BLUES-TINGED guitar, raucous rock and roll, drums that sound a call to arms and a bass that make you shake: New York blues and noise maestro Jon Spencer is taking his new album, Songs Of Personal Loss And Protest, out on the road — and what a riot it is.

Having come of age in an era rocked by Reagan for all the wrong reasons, Spencer’s 40-odd year career based on primal rock ‘n’ roll has been honed to perfection.

A stalwart of the 1980s New York noise scene — with an integral role in such seminal bands as Pussy Galore, Boss Hogg and then the Jon Spencer Blues Explosion, Spencer’s garage rock hits all the right notes over this 90-minute set.

Stand out tunes such as Bell Bottoms and Orange Slice Blues are well received, as is last year’s very timely single Come On! with its call out of not just musical champions like Sly Stone, Little Richard, Kathleen Hanna and Chuck D, but its paean to challenging the current US autocratic authorities and the rise of disinformation, subjugation and outright provocation.

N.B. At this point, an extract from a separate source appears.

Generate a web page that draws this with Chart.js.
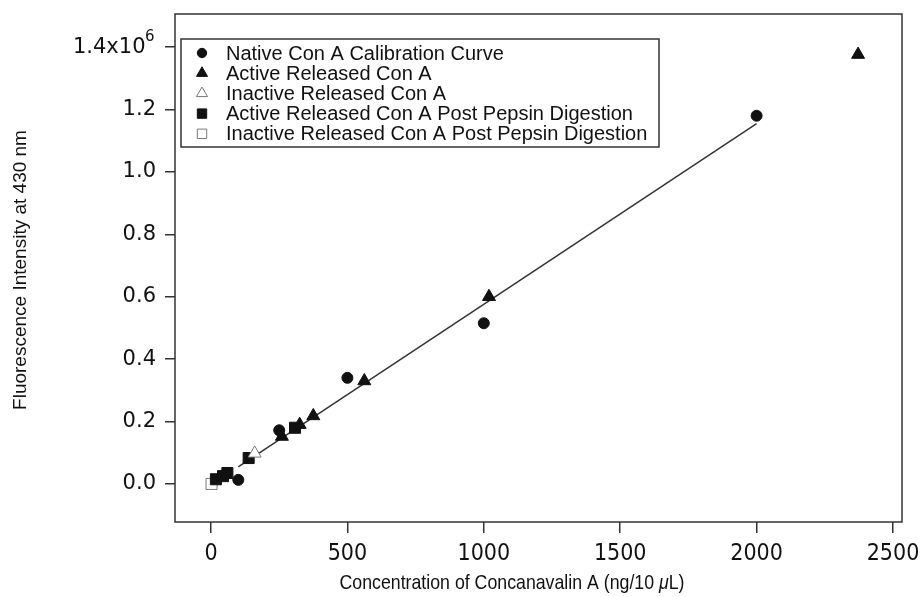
<!DOCTYPE html>
<html>
<head>
<meta charset="utf-8">
<script src="https://cdn.jsdelivr.net/npm/chart.js@4.4.1/dist/chart.umd.min.js"></script>
<style>
html,body{margin:0;padding:0;background:#fff;}
</style>
</head>
<body>
<canvas id="c" width="924" height="597"></canvas>
<script>
// Con A concentration (ng/10 uL) vs fluorescence intensity at 430 nm
const nativeX = [100, 250, 500, 1000, 2000];
const nativeY = [0.013e6, 0.172e6, 0.34e6, 0.515e6, 1.18e6];
const activeX = [260, 325, 375, 562, 1019, 2372];
const activeY = [0.152e6, 0.19e6, 0.218e6, 0.33e6, 0.6e6, 1.376e6];
const inactiveX = [160];
const inactiveY = [0.098e6];
const pepsinActiveX = [18, 44, 60, 138, 308];
const pepsinActiveY = [0.015e6, 0.025e6, 0.035e6, 0.083e6, 0.18e6];
const pepsinInactiveX = [2];
const pepsinInactiveY = [0];
// calibration fit line end points
const fitX = [100, 2000];
const fitY = [0.055e6, 1.155e6];

const xTicks = [0, 500, 1000, 1500, 2000, 2500];
const yTicks = [0, 0.2e6, 0.4e6, 0.6e6, 0.8e6, 1.0e6, 1.2e6, 1.4e6];
const yTopTick = 1.4e6;

const pts = (xs, ys) => xs.map((x, i) => ({x, y: ys[i]}));

const INK = '#111';
const tickFontY = {family: 'DejaVu Sans', size: 21};
const tickFontX = {family: 'DejaVu Sans Condensed', size: 23};

function symbolSet(label, xs, ys, style, r, open) {
  return {
    label, data: pts(xs, ys), pointStyle: style,
    pointRadius: r, pointHoverRadius: r, legendRadius: r * 0.85,
    backgroundColor: open ? '#fff' : INK,
    borderColor: open ? '#777' : INK,
    borderWidth: 1, showLine: false, order: 0
  };
}

// keep the plot box fixed: no extra room for overhanging tick labels
function noPad(s) {
  s.paddingLeft = s.paddingRight = s.paddingTop = s.paddingBottom = 0;
}

// frame round the plot area
const frame = {
  id: 'frame',
  beforeDatasetsDraw(chart) {
    const a = chart.chartArea, ctx = chart.ctx;
    ctx.save();
    ctx.strokeStyle = '#333';
    ctx.lineWidth = 1.5;
    ctx.strokeRect(a.left, a.top, a.right - a.left, a.bottom - a.top);
    ctx.restore();
  }
};

// boxed legend inside the plot, top left
const boxLegend = {
  id: 'boxLegend',
  afterDatasetsDraw(chart) {
    const ctx = chart.ctx;
    const sets = chart.data.datasets.filter(d => d.label);
    ctx.save();
    ctx.fillStyle = '#fff';
    ctx.fillRect(181, 39, 478, 108);
    ctx.strokeStyle = '#333';
    ctx.lineWidth = 1.5;
    ctx.strokeRect(181, 39, 478, 108);
    sets.forEach((d, i) => {
      const y = 53 + i * 20.2;
      ctx.fillStyle = d.backgroundColor;
      ctx.strokeStyle = d.borderColor;
      ctx.lineWidth = d.borderWidth;
      Chart.helpers.drawPoint(ctx, {pointStyle: d.pointStyle, radius: d.legendRadius, borderWidth: d.borderWidth, rotation: 0}, 202, y);
      ctx.fillStyle = INK;
      ctx.font = '20px "Liberation Sans", Arial, sans-serif';
      ctx.textBaseline = 'middle';
      ctx.textAlign = 'left';
      ctx.fillText(d.label, 226, y + 1);
    });
    ctx.restore();
  }
};

// axis titles, plus the exponent on the top y tick
const titles = {
  id: 'titles',
  afterDraw(chart) {
    const ctx = chart.ctx;
    const ys = chart.scales.y;

    ctx.save();
    ctx.fillStyle = INK;
    ctx.font = '15px "DejaVu Sans", sans-serif';
    ctx.textAlign = 'left';
    ctx.textBaseline = 'middle';
    ctx.fillText('6', 145, ys.getPixelForValue(yTopTick) - 10);
    ctx.restore();

    ctx.save();
    ctx.fillStyle = INK;
    ctx.textBaseline = 'middle';
    ctx.textAlign = 'center';
    ctx.font = '19px "Liberation Sans", Arial, sans-serif';
    ctx.translate(21, 270);
    ctx.rotate(-Math.PI / 2);
    ctx.fillText('Fluorescence Intensity at 430 nm', 0, 0);
    ctx.restore();

    // narrow-looking x title: regular face squeezed horizontally
    ctx.save();
    ctx.fillStyle = INK;
    ctx.textBaseline = 'middle';
    const parts = [
      ['Concentration of Concanavalin A (ng/10 ', '21px "Liberation Sans", sans-serif'],
      ['\u03bc', 'italic 21px "Liberation Sans", sans-serif'],
      ['L)', '21px "Liberation Sans", sans-serif']
    ];
    let total = 0;
    parts.forEach(p => { ctx.font = p[1]; total += ctx.measureText(p[0]).width; });
    const sx = 345 / total;
    ctx.translate(512 - 345 / 2, 583);
    ctx.scale(sx, 1);
    let x = 0;
    parts.forEach(p => {
      ctx.font = p[1];
      ctx.fillText(p[0], x, 0);
      x += ctx.measureText(p[0]).width;
    });
    ctx.restore();
  }
};

new Chart(document.getElementById('c'), {
  type: 'scatter',
  data: {
    datasets: [
      symbolSet('Native Con A Calibration Curve', nativeX, nativeY, 'circle', 5.5, false),
      symbolSet('Active Released Con A', activeX, activeY, 'triangle', 7.5, false),
      symbolSet('Inactive Released Con A', inactiveX, inactiveY, 'triangle', 7.5, true),
      symbolSet('Active Released Con A Post Pepsin Digestion', pepsinActiveX, pepsinActiveY, 'rect', 7.8, false),
      symbolSet('Inactive Released Con A Post Pepsin Digestion', pepsinInactiveX, pepsinInactiveY, 'rect', 7.8, true),
      {
        data: pts(fitX, fitY), showLine: true, pointRadius: 0,
        borderColor: '#333', borderWidth: 1.5, order: 10
      }
    ]
  },
  options: {
    responsive: false,
    animation: false,
    devicePixelRatio: 1,
    layout: {autoPadding: false, padding: {left: 0, top: 14, right: 22, bottom: 0}},
    plugins: {legend: {display: false}, tooltip: {enabled: false}},
    scales: {
      x: {
        type: 'linear', min: -132, max: 2533,
        afterFit: s => { s.height = 75; noPad(s); },
        afterBuildTicks: s => { s.ticks = xTicks.map(v => ({value: v})); },
        border: {display: false},
        grid: {display: true, drawOnChartArea: false, drawTicks: true, tickLength: 11, color: '#333', lineWidth: 1.5},
        ticks: {color: INK, font: tickFontX, padding: 7, maxRotation: 0, callback: v => String(v)}
      },
      y: {
        type: 'linear', min: -0.122e6, max: 1.506e6,
        afterFit: s => { s.width = 175; noPad(s); },
        afterBuildTicks: s => { s.ticks = yTicks.map(v => ({value: v})); },
        border: {display: false},
        grid: {display: true, drawOnChartArea: false, drawTicks: true, tickLength: 10, color: '#333', lineWidth: 1.5},
        ticks: {
          color: INK, font: tickFontY, padding: 9,
          callback: v => Math.abs(v - yTopTick) < 1 ? '1.4x10\u2002' : (v / 1e6).toFixed(1)
        }
      }
    }
  },
  plugins: [frame, boxLegend, titles]
});
</script>
</body>
</html>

It reeks of the MC5 and Kick Out The Jams, but this time the counter culture is trying to preserve the status quo of peace, equal rights and all that made America great, and railing against the current regime that is rapidly reducing people’s rights.

Musically this is blues-driven, old school rock and roll with a proper New York punk edge. Kendall Wind on bass is mesmerising, while her fellow bandmate from The Bobby Lees – Macky “Spider” Bowman — drums like a dynamo waving sticks a plenty.

And stage left is Spencer, guitar player extraordinaire, preacher, bluesman, bringing the room into his thrall, practicing what he preaches. His lyrics cite the power of the people and the power of music, and they combine to create a whirlwind call for change, and if the energy in the room is replicated in the real world then change is going to come. And it’s about time too.

Songs of Personal Loss and Protest is released June 12 by Bronze Rat Records.